|By Jim Bruene on April 24, 2012 8:06 PM | Comments (0)|
That was fast. Just two weeks after my latest appeal to the industry to provide small business owners with more security options, a new product launched today aims to do just that. And it's packaged as a turn-key, fee-based service that could be sold by banks at a $10+ per month profit (MSRP is $25/mo).
That all sounds too good to be true. When I was first contacted by Greenway Solutions last week, I was more than a bit skeptical. But after speaking with CEO Jerry Tylman and Managing Consultant Jon Meyer, I was convinced they had something that as a business owner, I'd definitely buy.
- Helps banks meet "UCC requirement for commercially reasonable security and their FFIEC requirement for customer education and awareness"

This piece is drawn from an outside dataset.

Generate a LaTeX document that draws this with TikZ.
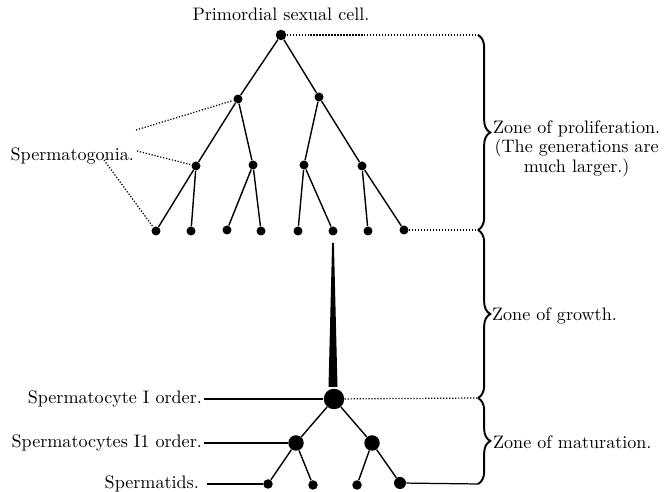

- Provides peace of mind to bank clients
- Protects both the bank and each client up to $500,000 in unauthorized online transfers
- Helps differentiate checking and deposit offerings
How it works
EFTGuard provides protection against fraudulent online-account withdrawals of $100,000 per account (with no deductible), with a maximum of $500,000 per customer. And because it's not true "insurance" (it just behaves like it), there is no underwriting hassle and the product can be purchased in just a few minutes via online form (demo here). There is, however, the usual list of coverage exclusions; for example, it doesn't cover insider theft.
The catch? To qualify, business customers must download and install anti-malware software from Trusteer, Iron Key, or Webroot. And every computer accessing the business account must be running these protective software programs. For the time being, that appears to leave out any mobile access.

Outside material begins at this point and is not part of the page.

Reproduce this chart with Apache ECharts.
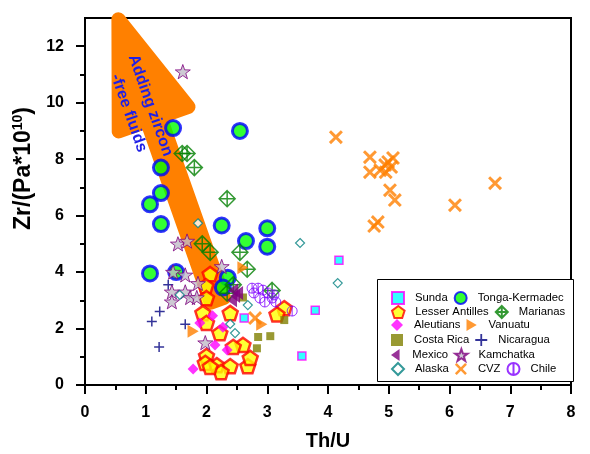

Initially, banks looking to offer EFTGuard will need to work with one of these three malware-protection vendors in order to qualify their clients for the fraud protection. Other than that, EFTGuard is turn-key and comes with marketing support, a co-branded signup page, and full claims management.

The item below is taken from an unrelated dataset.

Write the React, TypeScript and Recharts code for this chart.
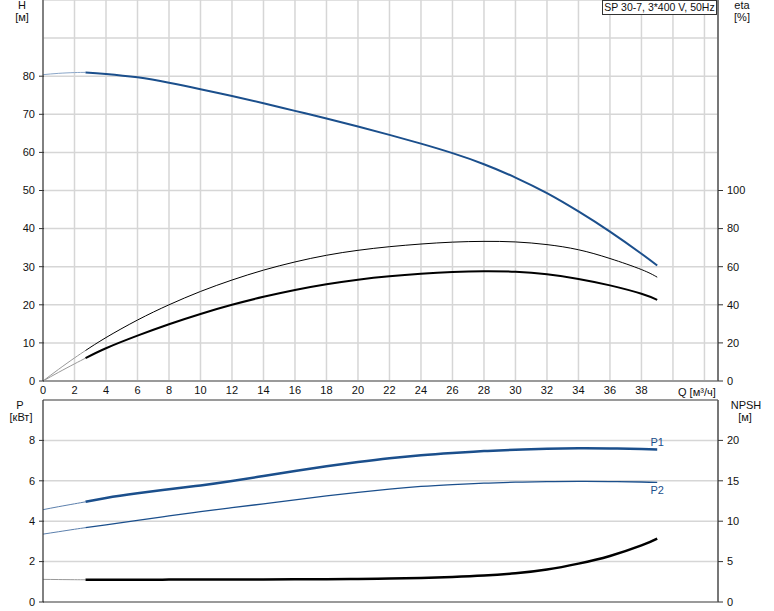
import { ComposedChart, Line, XAxis, YAxis, CartesianGrid, ReferenceLine } from "recharts";

const FONT = "'Liberation Sans', Arial, sans-serif";
const BLUE = "#1b4f8c";
const GRID = "#d6d6d6";

// flow axis
const qTicks = [0, 2, 4, 6, 8, 10, 12, 14, 16, 18, 20, 22, 24, 26, 28, 30, 32, 34, 36, 38, 40, 42];
const qMaxLabel = 38;

// curve points (Q in m3/h)
const qStart = [0, 1, 2, 2.7];
const qMain = [2.7, 4, 6, 8, 10, 12, 14, 16, 18, 20, 22, 24, 26, 28, 30, 32, 34, 36, 38, 39];

const headStart = [80.4, 80.75, 80.95, 81.0];
const headMain = [81.0, 80.6, 79.7, 78.3, 76.6, 74.8, 72.9, 70.9, 68.9, 66.8, 64.6, 62.3, 59.8, 56.9, 53.4, 49.3, 44.5, 39.2, 33.4, 30.3];

const etaUpperStart = [0, 6.2, 12.1, 16.0];
const etaUpperMain = [16.0, 22.8, 32.0, 40.0, 47.0, 53.0, 58.2, 62.5, 66.0, 68.6, 70.5, 71.9, 72.9, 73.3, 73.0, 71.6, 68.9, 64.3, 58.5, 54.5];

const etaLowerStart = [0, 4.6, 9.0, 12.0];
const etaLowerMain = [12.0, 17.2, 23.8, 29.8, 35.2, 40.0, 44.2, 47.8, 50.8, 53.2, 55.0, 56.3, 57.2, 57.6, 57.3, 56.0, 53.6, 50.2, 45.8, 42.6];

const p1Start = [4.57, 4.72, 4.86, 4.96];
const p1Main = [4.96, 5.15, 5.38, 5.58, 5.77, 5.99, 6.24, 6.49, 6.72, 6.93, 7.12, 7.27, 7.38, 7.47, 7.54, 7.59, 7.61, 7.6, 7.57, 7.55];

const p2Start = [3.36, 3.48, 3.6, 3.68];
const p2Main = [3.68, 3.82, 4.04, 4.26, 4.47, 4.67, 4.86, 5.06, 5.25, 5.43, 5.59, 5.72, 5.81, 5.88, 5.93, 5.96, 5.97, 5.96, 5.94, 5.92];

const npshStart = [2.8, 2.78, 2.76, 2.75];
const npshMain = [2.75, 2.75, 2.76, 2.77, 2.78, 2.79, 2.8, 2.81, 2.83, 2.86, 2.91, 2.98, 3.1, 3.27, 3.55, 4.02, 4.75, 5.7, 7.0, 7.85];

// axis ticks
const hTicks = [0, 10, 20, 30, 40, 50, 60, 70, 80, 90, 100];
const hMaxLabel = 80;
const etaTicks = [0, 20, 40, 60, 80, 100];
const pTicks = [0, 2, 4, 6, 8, 10];
const pMaxLabel = 8;
const npshTicks = [0, 5, 10, 15, 20];

const pts = (q: number[], v: number[]) => q.map((x, i) => ({ q: x, v: v[i] }));

const leftTick = (maxLabel: number) => (props: any) => {
  const { x, y, payload } = props;
  if (payload.value > maxLabel) return null;
  return (
    <g>
      <line x1={x + 4} x2={x + 9} y1={y} y2={y} stroke="#333" />
      <text x={x} y={y} dy="0.35em" textAnchor="end" fontSize={11} fontFamily={FONT} fill="#111">
        {payload.value}
      </text>
    </g>
  );
};

const rightTick = (props: any) => {
  const { x, y, payload } = props;
  return (
    <g>
      <line x1={x - 9} x2={x - 4} y1={y} y2={y} stroke="#333" />
      <text x={x} y={y} dy="0.35em" textAnchor="start" fontSize={11} fontFamily={FONT} fill="#111">
        {payload.value}
      </text>
    </g>
  );
};

const bottomTick = (props: any) => {
  const { x, y, payload } = props;
  if (payload.value > qMaxLabel) return null;
  return (
    <text x={x} y={y} dy="0.71em" textAnchor="middle" fontSize={11} fontFamily={FONT} fill="#111">
      {payload.value}
    </text>
  );
};

const endLabel = (text: string, dy: number, count: number) => (props: any) => {
  if (props.index !== count - 1) return null;
  return (
    <text x={props.x} y={props.y + dy} textAnchor="middle" fontSize={11} fontFamily={FONT} fill={BLUE}>
      {text}
    </text>
  );
};

const Txt = ({ x, y, children, anchor = "center" }: any) => (
  <div
    style={{
      position: "absolute",
      left: x,
      top: y,
      transform: anchor === "center" ? "translate(-50%, -50%)" : "translate(0, -50%)",
      fontFamily: FONT,
      fontSize: 11,
      color: "#111",
      whiteSpace: "nowrap",
      lineHeight: "12px",
    }}
  >
    {children}
  </div>
);

export default function App() {
  return (
    <div style={{ position: "absolute", left: 0, top: 0, width: 774, height: 611, background: "#fff" }}>
      <div style={{ position: "absolute", left: 0, top: 0 }}>
        <ComposedChart width={774} height={400} margin={{ top: 0, right: 0, bottom: 0, left: 0 }}>
          <CartesianGrid stroke={GRID} strokeWidth={1.5} yAxisId="h" xAxisId="q" />
          <XAxis
            xAxisId="q"
            type="number"
            dataKey="q"
            domain={[0, 42.86]}
            ticks={qTicks}
            allowDataOverflow
            height={19}
            tickLine={false}
            tickSize={0}
            tickMargin={5}
            axisLine={{ stroke: "#9a9a9a", strokeWidth: 2 }}
            tick={bottomTick}
          />
          <YAxis
            yAxisId="h"
            orientation="left"
            width={43}
            domain={[0, 100]}
            ticks={hTicks}
            tickLine={false}
            tickSize={4}
            tickMargin={4}
            axisLine={{ stroke: "#222" }}
            tick={leftTick(hMaxLabel)}
          />
          <YAxis
            yAxisId="eta"
            orientation="right"
            width={56}
            domain={[0, 200]}
            ticks={etaTicks}
            tickLine={false}
            tickSize={5}
            tickMargin={4}
            axisLine={{ stroke: "#555", strokeWidth: 1.5 }}
            tick={rightTick}
          />
          <Line xAxisId="q" yAxisId="h" data={pts(qStart, headStart)} dataKey="v" type="natural" stroke="#8aa6c8" strokeWidth={1} dot={false} isAnimationActive={false} />
          <Line xAxisId="q" yAxisId="h" data={pts(qMain, headMain)} dataKey="v" type="natural" stroke={BLUE} strokeWidth={2} dot={false} isAnimationActive={false} />
          <Line xAxisId="q" yAxisId="eta" data={pts(qStart, etaUpperStart)} dataKey="v" type="natural" stroke="#999" strokeWidth={1} dot={false} isAnimationActive={false} />
          <Line xAxisId="q" yAxisId="eta" data={pts(qMain, etaUpperMain)} dataKey="v" type="natural" stroke="#000" strokeWidth={1} dot={false} isAnimationActive={false} />
          <Line xAxisId="q" yAxisId="eta" data={pts(qStart, etaLowerStart)} dataKey="v" type="natural" stroke="#999" strokeWidth={1} dot={false} isAnimationActive={false} />
          <Line xAxisId="q" yAxisId="eta" data={pts(qMain, etaLowerMain)} dataKey="v" type="natural" stroke="#000" strokeWidth={2} dot={false} isAnimationActive={false} />
        </ComposedChart>
      </div>

      <div style={{ position: "absolute", left: 0, top: 395 }}>
        <ComposedChart width={774} height={216} margin={{ top: 5, right: 0, bottom: 0, left: 0 }}>
          <CartesianGrid stroke={GRID} strokeWidth={1.5} yAxisId="p" xAxisId="q" />
          <XAxis
            xAxisId="q"
            type="number"
            dataKey="q"
            domain={[0, 42.86]}
            ticks={qTicks}
            allowDataOverflow
            height={9}
            tick={false}
            tickLine={false}
            axisLine={{ stroke: "#9a9a9a", strokeWidth: 2 }}
          />
          <YAxis
            yAxisId="p"
            orientation="left"
            width={43}
            domain={[0, 10]}
            ticks={pTicks}
            tickLine={false}
            tickSize={4}
            tickMargin={4}
            axisLine={{ stroke: "#222" }}
            tick={leftTick(pMaxLabel)}
          />
          <YAxis
            yAxisId="npsh"
            orientation="right"
            width={56}
            domain={[0, 25]}
            ticks={npshTicks}
            tickLine={false}
            tickSize={5}
            tickMargin={4}
            axisLine={{ stroke: "#555", strokeWidth: 1.5 }}
            tick={rightTick}
          />
          <ReferenceLine xAxisId="q" yAxisId="p" y={10} stroke="#9a9a9a" strokeWidth={2} />
          <Line xAxisId="q" yAxisId="p" data={pts(qStart, p1Start)} dataKey="v" type="natural" stroke="#5c80ad" strokeWidth={1} dot={false} isAnimationActive={false} />
          <Line
            xAxisId="q"
            yAxisId="p"
            data={pts(qMain, p1Main)}
            dataKey="v"
            type="natural"
            stroke={BLUE}
            strokeWidth={2.5}
            dot={false}
            isAnimationActive={false}
            label={endLabel("P1", -3, qMain.length)}
          />
          <Line xAxisId="q" yAxisId="p" data={pts(qStart, p2Start)} dataKey="v" type="natural" stroke="#5c80ad" strokeWidth={1} dot={false} isAnimationActive={false} />
          <Line
            xAxisId="q"
            yAxisId="p"
            data={pts(qMain, p2Main)}
            dataKey="v"
            type="natural"
            stroke={BLUE}
            strokeWidth={1.3}
            dot={false}
            isAnimationActive={false}
            label={endLabel("P2", 12, qMain.length)}
          />
          <Line xAxisId="q" yAxisId="npsh" data={pts(qStart, npshStart)} dataKey="v" type="natural" stroke="#999" strokeWidth={1} dot={false} isAnimationActive={false} />
          <Line xAxisId="q" yAxisId="npsh" data={pts(qMain, npshMain)} dataKey="v" type="natural" stroke="#000" strokeWidth={2.5} dot={false} isAnimationActive={false} />
        </ComposedChart>
      </div>

      <Txt x={22} y={5}>H</Txt>
      <Txt x={22} y={17}>[м]</Txt>
      <Txt x={742} y={5}>eta</Txt>
      <Txt x={742} y={17}>[%]</Txt>
      <Txt x={20} y={405}>P</Txt>
      <Txt x={21} y={417}>[кВт]</Txt>
      <Txt x={746} y={405}>NPSH</Txt>
      <Txt x={745} y={417}>[м]</Txt>
      <Txt x={678} y={392} anchor="left">Q [м³/ч]</Txt>
      <div
        style={{
          position: "absolute",
          left: 602,
          top: 0,
          width: 115,
          height: 15,
          boxSizing: "border-box",
          border: "1px solid #333",
          background: "#fff",
          fontFamily: FONT,
          fontSize: 10.5,
          lineHeight: "13px",
          textAlign: "center",
          color: "#111",
          whiteSpace: "nowrap",
        }}
      >
        SP 30-7, 3*400 V, 50Hz
      </div>
    </div>
  );
}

The $500,000 coverage is backed by Chartis Specialty Insurance Company.
Your business customers are rightly concerned about fraud. Offering them an option to protect themselves is a great way to differentiate your deposit offerings while preventing you from getting bogged down in messy litigation with your customers.
I still have questions about how often the list of exclusions will invalidate claims when actual fraud occurs. But the company assures me that the protections are very real.
Assuming EFTGuard delivers on its protection promise AND creates a small profit center, what's not to like? I, for one, will be the first business owner in line to buy it.
EFTGuard homepage (24 April 2012)
1. I believe insurance is one of the best growth areas in retail banking, especially in niche lines that can be explained and delivered online (see our December Online Banking Report for more about banks delivering insurance online).